Gloger's production then captures both the artifice of romantic ideals where we don disguises and play roles, but in each of the theatrical settings it also shows the wonderful variety of circumstances in which love can work its magic and catch us unawares, breaking down any preconceived ideals. It's a production that is perfectly in tune with the playfulness of the idea and the execution of the original, matching its cleverness, its richness of mood and character. Mozart and Da Ponte tell us to keep an open mind, and the same thing can be applied to this production. Every time you come to a Mozart opera, you can experience and discover something new about this wonderful work, and this one actually extends on some of its themes rather brilliantly, if you have an open mind and no preconceptions.

In execution however, it somehow doesn't quite come together the way it should. It's perhaps the difficulty of maintaining all those levels and trying to provide something for everyone; trying to retain some amount of the familiar with a few new ideas to challenge them. It's also down to the nature of the work itself, which demands young, fresh singers, but expects them to have the experience to maintain those various levels of superficiality and sophistication. Corinne Winters, Angela Brower, Daniel Behle and Alessio Arduini however give engaging individual performances of equal weight that permits them to interact well as a team. Sabina Puértolas is a lively irreverent Despina, and Johannes Martin Kränzle perfect as a generous rather than a cynical Don Alfonso.

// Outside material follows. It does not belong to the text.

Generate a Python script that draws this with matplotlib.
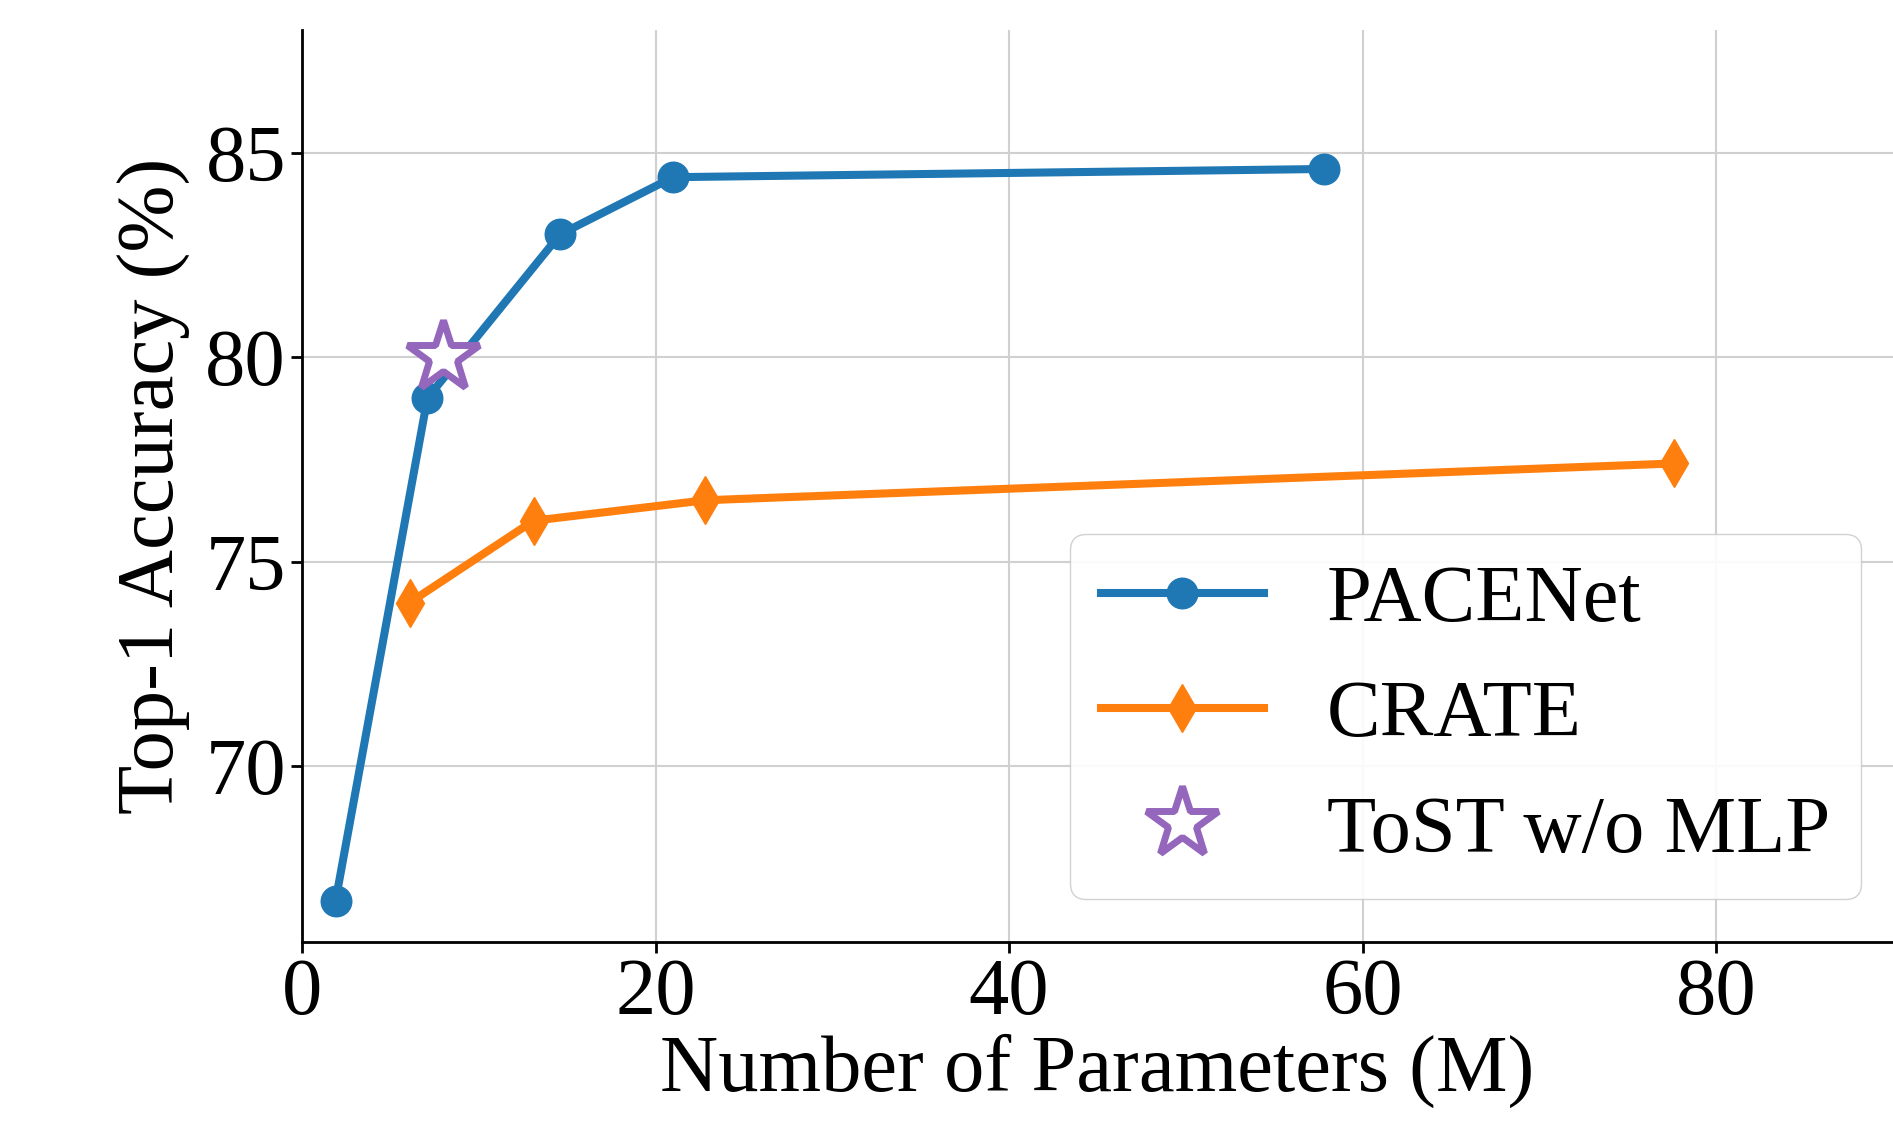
import matplotlib
matplotlib.use("Agg")
import matplotlib.pyplot as plt

# ====== data ======
pace_params = [1.9, 7.1, 14.6, 21.0, 57.8]
pace_acc = [66.7, 79.0, 83.0, 84.4, 84.6]

crate_params = [6.1, 13.1, 22.8, 77.6]
crate_acc = [74.0, 76.0, 76.5, 77.4]

tost_params = [8.0]
tost_acc = [80.0]

xticks = [0, 20, 40, 60, 80]
yticks = [70, 75, 80, 85]

plt.rcParams["font.family"] = ["Liberation Serif", "DejaVu Serif"]

FS = 58

fig = plt.figure(figsize=(18.93, 11.30), dpi=100)
ax = fig.add_axes([0.1595, 0.1664, 0.8405, 0.8071])

ax.plot(pace_params, pace_acc, color="#1f77b4", marker="o", lw=5.8, ms=22,
        label="PACENet", zorder=3)
ax.plot(crate_params, crate_acc, color="#ff7f0e", marker="d", lw=5.8, ms=24,
        label="CRATE", zorder=3)
ax.plot(tost_params, tost_acc, ls="none", marker="*", ms=54, mfc="white",
        mec="#9467bd", mew=5, label="ToST w/o MLP", zorder=4)

ax.set_xlim(0, 90)
ax.set_ylim(65.7, 88.0)
ax.set_xticks(xticks)
ax.set_yticks(yticks)
ax.tick_params(labelsize=FS, width=2, length=8)
ax.set_xlabel("Number of Parameters (M)", fontsize=FS, labelpad=2)
ax.set_ylabel("Top-1 Accuracy (%)", fontsize=FS, labelpad=10)

ax.grid(True, color="#d0d0d0", lw=1.5)
ax.set_axisbelow(True)
for s in ["top", "right"]:
    ax.spines[s].set_visible(False)
for s in ["left", "bottom"]:
    ax.spines[s].set_linewidth(2)

ax.legend(loc="lower right", bbox_to_anchor=(1.0, 0.0115), fontsize=FS,
          handlelength=2.03, borderpad=0.38, labelspacing=0.52,
          handletextpad=0.78, borderaxespad=0.4,
          framealpha=0.9, edgecolor="#cccccc")

fig.savefig("out.png", dpi=100)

The disconnect however appears to be more in the musical performance. Semyon Bychkov keeps the tone deceptively light, and it's this tone that dominates without either connecting meaningfully or contrasting with what is going on up on the stage. While Gloger's sets carry the sense of game play and role play, each of the 'actors' playing their allotted roles, it all feels a little detached and doesn't find a way to carry through to the ambiguous feelings that linger with the revelations made at a very confused resolution. There's an effort made to end on a wistful note, but you never get the sense that there is anything serious at stake here and no one really gets hurt. The ambiguity about Così however is what keeps it fresh and keeps you thinking, and this production does give you plenty to think about.

The Blu-ray presentation of the production also gives it a new lease of life, particularly in the High Resolution audio mixes of the musical performance. The extras on the BD are scant, but the introduction covers the all you need to know about the director's intentions for the concept, the characters and the nature of the work itself.